(OBJECTIVE)
Leave the pictures out and quote every line from the start of the listing to the line with "51.7, 51.7, 51.9];", inclusive.

(COLLECTED DATA)
╔══

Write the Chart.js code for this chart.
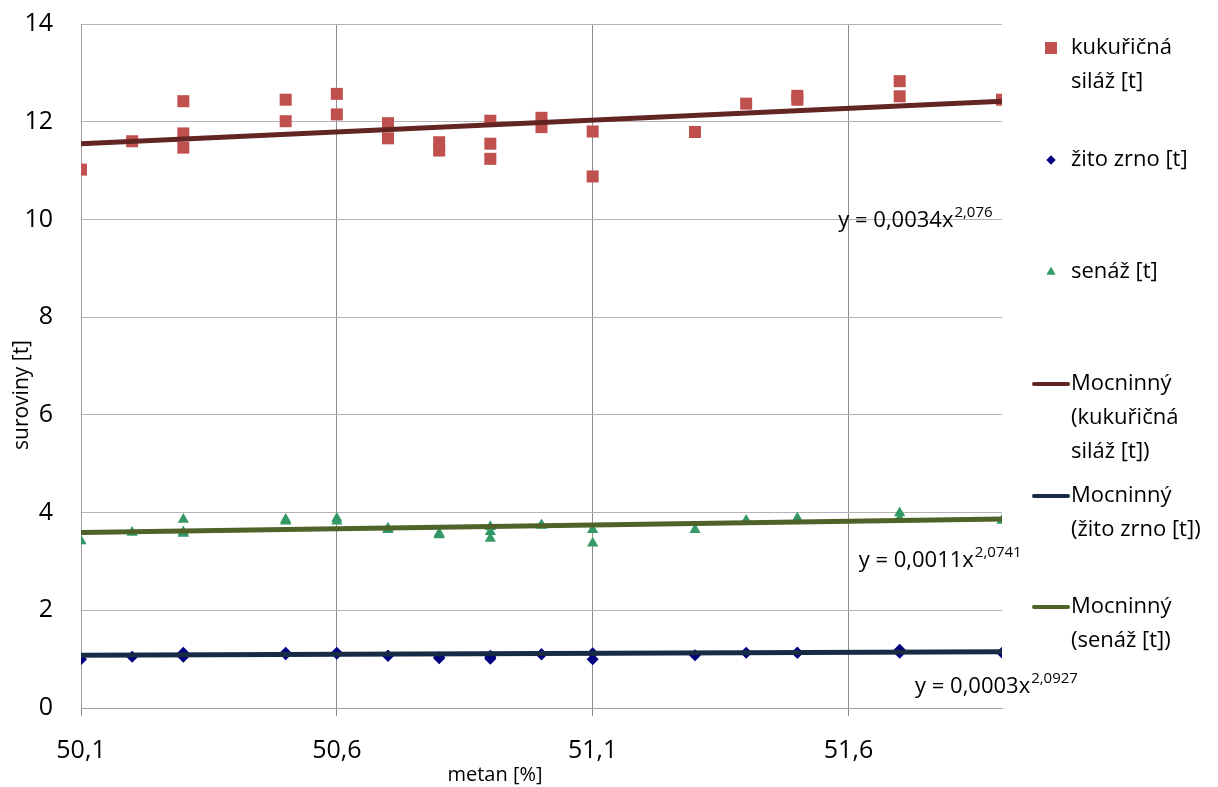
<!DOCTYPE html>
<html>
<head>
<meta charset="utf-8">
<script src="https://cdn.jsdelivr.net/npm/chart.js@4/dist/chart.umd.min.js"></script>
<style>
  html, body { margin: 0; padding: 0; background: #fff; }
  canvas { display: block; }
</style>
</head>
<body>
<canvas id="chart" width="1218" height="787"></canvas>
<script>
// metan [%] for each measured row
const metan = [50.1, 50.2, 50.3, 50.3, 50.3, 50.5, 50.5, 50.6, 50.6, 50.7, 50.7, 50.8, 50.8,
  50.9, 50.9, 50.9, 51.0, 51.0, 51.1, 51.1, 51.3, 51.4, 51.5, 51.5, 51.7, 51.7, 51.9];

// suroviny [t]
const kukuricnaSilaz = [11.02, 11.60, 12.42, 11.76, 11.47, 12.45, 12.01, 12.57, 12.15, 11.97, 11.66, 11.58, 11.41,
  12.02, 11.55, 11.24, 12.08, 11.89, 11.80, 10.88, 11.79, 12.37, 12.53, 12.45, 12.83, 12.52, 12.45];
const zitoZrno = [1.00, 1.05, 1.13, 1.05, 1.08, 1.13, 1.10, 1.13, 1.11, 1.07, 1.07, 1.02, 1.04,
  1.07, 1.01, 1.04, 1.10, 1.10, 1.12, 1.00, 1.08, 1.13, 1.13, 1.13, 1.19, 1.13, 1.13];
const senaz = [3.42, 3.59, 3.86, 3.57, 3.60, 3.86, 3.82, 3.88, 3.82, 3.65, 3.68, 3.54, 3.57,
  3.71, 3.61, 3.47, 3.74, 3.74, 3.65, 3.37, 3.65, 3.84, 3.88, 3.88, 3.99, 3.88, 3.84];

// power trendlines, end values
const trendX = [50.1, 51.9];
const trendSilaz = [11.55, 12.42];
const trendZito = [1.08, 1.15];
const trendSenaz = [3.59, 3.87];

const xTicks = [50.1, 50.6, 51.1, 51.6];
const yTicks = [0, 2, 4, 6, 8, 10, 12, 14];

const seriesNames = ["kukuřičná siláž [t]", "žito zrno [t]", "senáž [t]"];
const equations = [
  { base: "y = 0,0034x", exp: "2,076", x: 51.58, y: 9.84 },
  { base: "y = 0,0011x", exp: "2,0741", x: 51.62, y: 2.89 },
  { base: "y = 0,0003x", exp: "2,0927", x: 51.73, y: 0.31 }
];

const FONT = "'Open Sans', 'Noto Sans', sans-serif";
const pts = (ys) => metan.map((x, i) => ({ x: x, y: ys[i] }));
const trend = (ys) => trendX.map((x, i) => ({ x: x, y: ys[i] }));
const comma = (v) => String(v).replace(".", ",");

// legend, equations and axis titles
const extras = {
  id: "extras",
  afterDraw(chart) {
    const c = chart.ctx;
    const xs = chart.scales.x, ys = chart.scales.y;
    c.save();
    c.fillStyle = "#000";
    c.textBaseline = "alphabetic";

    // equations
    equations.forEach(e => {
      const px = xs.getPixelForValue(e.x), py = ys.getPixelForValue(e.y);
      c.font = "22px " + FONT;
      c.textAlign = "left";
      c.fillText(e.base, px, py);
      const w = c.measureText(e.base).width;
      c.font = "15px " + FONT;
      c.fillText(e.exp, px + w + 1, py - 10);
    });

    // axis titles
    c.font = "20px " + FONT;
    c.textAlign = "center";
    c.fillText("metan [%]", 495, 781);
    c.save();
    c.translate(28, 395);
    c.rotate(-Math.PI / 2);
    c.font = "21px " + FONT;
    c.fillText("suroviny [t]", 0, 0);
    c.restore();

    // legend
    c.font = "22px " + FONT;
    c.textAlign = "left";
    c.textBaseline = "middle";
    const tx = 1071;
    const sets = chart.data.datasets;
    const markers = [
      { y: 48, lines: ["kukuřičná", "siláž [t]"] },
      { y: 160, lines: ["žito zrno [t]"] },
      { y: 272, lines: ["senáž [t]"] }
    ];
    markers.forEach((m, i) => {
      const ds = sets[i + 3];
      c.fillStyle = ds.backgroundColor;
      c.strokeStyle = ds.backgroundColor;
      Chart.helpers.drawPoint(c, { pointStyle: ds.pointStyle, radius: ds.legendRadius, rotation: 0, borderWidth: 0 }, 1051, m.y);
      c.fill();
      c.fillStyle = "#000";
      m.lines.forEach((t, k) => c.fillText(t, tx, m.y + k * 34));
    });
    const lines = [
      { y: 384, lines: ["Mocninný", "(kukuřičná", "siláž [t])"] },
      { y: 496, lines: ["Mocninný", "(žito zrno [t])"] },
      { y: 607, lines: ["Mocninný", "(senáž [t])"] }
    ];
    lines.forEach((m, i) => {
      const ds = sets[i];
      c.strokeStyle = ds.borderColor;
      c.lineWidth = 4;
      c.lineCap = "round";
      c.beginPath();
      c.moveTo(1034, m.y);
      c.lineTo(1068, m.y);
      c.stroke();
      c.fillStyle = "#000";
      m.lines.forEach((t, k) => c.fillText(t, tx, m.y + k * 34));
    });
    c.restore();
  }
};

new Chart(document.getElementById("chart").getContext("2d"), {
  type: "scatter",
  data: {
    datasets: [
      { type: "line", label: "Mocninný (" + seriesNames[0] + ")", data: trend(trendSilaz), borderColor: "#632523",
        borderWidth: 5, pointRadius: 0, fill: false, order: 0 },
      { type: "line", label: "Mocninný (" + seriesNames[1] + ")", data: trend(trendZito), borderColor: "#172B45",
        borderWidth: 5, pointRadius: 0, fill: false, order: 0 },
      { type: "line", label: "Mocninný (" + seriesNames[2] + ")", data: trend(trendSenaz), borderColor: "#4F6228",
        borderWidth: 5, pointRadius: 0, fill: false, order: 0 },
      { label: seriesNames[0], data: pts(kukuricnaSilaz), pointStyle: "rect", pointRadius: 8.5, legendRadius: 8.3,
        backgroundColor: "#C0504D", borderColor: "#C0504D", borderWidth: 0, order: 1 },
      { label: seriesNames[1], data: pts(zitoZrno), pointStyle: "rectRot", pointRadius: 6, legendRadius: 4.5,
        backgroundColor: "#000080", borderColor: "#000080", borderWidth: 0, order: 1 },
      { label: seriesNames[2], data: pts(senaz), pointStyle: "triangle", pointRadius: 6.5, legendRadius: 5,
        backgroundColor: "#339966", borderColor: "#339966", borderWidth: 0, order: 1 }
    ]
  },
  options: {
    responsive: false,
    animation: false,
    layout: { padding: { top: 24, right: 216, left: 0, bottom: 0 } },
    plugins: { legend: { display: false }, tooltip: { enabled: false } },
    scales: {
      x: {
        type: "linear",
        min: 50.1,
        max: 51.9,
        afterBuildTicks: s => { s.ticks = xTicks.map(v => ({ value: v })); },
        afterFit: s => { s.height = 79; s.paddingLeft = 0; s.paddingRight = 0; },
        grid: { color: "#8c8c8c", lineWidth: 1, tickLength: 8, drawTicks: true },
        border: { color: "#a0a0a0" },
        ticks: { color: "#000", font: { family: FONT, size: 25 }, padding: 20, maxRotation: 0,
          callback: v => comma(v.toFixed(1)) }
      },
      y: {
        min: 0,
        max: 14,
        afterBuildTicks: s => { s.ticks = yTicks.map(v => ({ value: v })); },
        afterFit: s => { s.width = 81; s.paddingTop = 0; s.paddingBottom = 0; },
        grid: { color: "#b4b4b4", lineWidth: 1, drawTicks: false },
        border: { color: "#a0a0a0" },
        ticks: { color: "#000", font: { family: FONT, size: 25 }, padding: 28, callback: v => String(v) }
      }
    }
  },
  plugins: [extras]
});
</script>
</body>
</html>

╚══

(OUTPUT FOR THIS EXERCISE)
Write the Chart.js code for this chart.
<!DOCTYPE html>
<html>
<head>
<meta charset="utf-8">
<script src="https://cdn.jsdelivr.net/npm/chart.js@4/dist/chart.umd.min.js"></script>
<style>
  html, body { margin: 0; padding: 0; background: #fff; }
  canvas { display: block; }
</style>
</head>
<body>
<canvas id="chart" width="1218" height="787"></canvas>
<script>
// metan [%] for each measured row
const metan = [50.1, 50.2, 50.3, 50.3, 50.3, 50.5, 50.5, 50.6, 50.6, 50.7, 50.7, 50.8, 50.8,
  50.9, 50.9, 50.9, 51.0, 51.0, 51.1, 51.1, 51.3, 51.4, 51.5, 51.5, 51.7, 51.7, 51.9];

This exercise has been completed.